Мяч летал с одного конца корта на другой, гудел, подпрыгивал, не позволяя игрокам стоять на месте. Так продолжалось с полчаса. Наконец, задыхаясь, они объявили тайм-аут и отправились к крану с водой.
— Ты в порядке? — Козара, казалось, была обеспокоена. — Ты проиграл ужасно много подач. — И он, и она играли примерно одинаково: ее молодость уравновешивала силу его мускулов.
— Если б я чувствовал себя чуть лучше, ты бы могла выключить корабельную энергостанцию, а вместо нее засунуть меня, — ответил он.
— Тогда почему...
— Я был рассеян. — Флэндри провел тыльной стороной ладони по влажным соленым усам, взъерошил пальцами волосы и вспомнил, что начинает седеть. Пришло решение. Он заставил себя принять легкий тон и произнес: — Козара, ты прекрасная женщина, и не только потому, что ты единственная женщина в радиусе нескольких световых лет. Не бойся, я не забуду о хороших манерах.

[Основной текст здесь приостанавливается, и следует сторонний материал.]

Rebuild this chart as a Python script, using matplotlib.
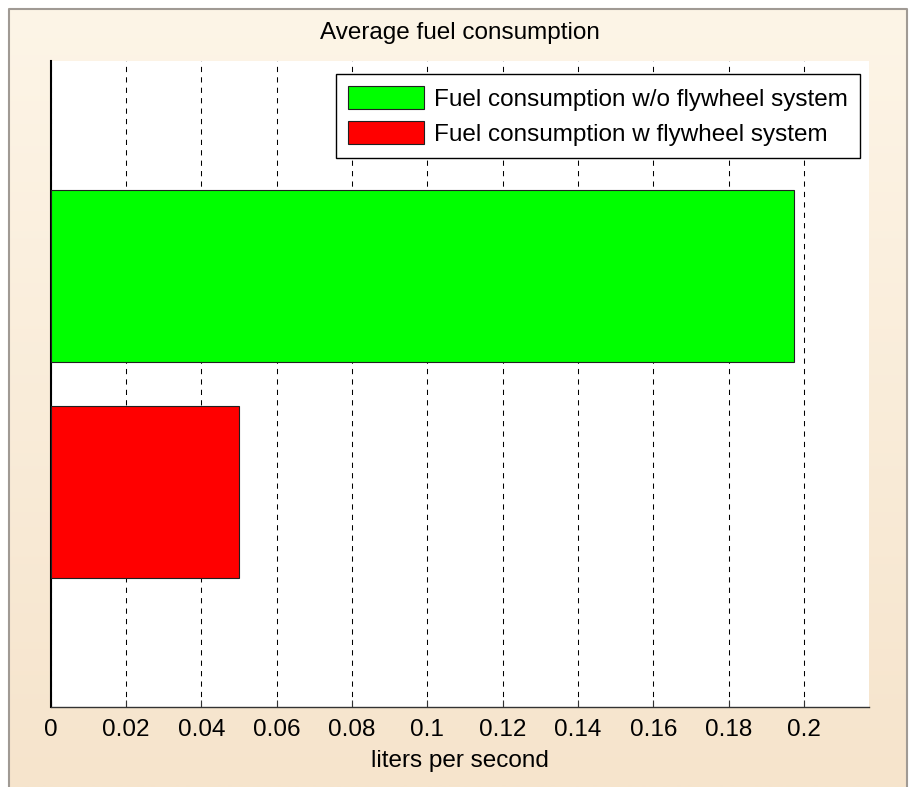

Но надеюсь, ты не слишком рассердишься, если я позволю себе немножко за тобой приударить?
Некоторое время она стояла без движения. Только грудь поднималась и опускалась. Ее кожа блестела. К правой щеке прилип рыжий локон. Берилловые глаза смотрели за спину Доминика. Внезапно ее взгляд вернулся и сфокусировался на Флэндри. Их глаза встретились, как встречаются сабли в фехтовальном матче между друзьями. Хрипловатый голос девушки стал сиплым. Сама того не замечая, она пробормотала на сербском:
— Ты хочешь сказать... Доминик, ты хочешь сказать, что не узнал во время наших сеансов, что... я тебя люблю?
Словно сраженный ударом метеорита, он услышал свой сдавленный хрип:
— Нет. Я и вправду пытался избегать... насколько было возможно, я оставлял Чайвза опрашивать тебя, а сам уходил.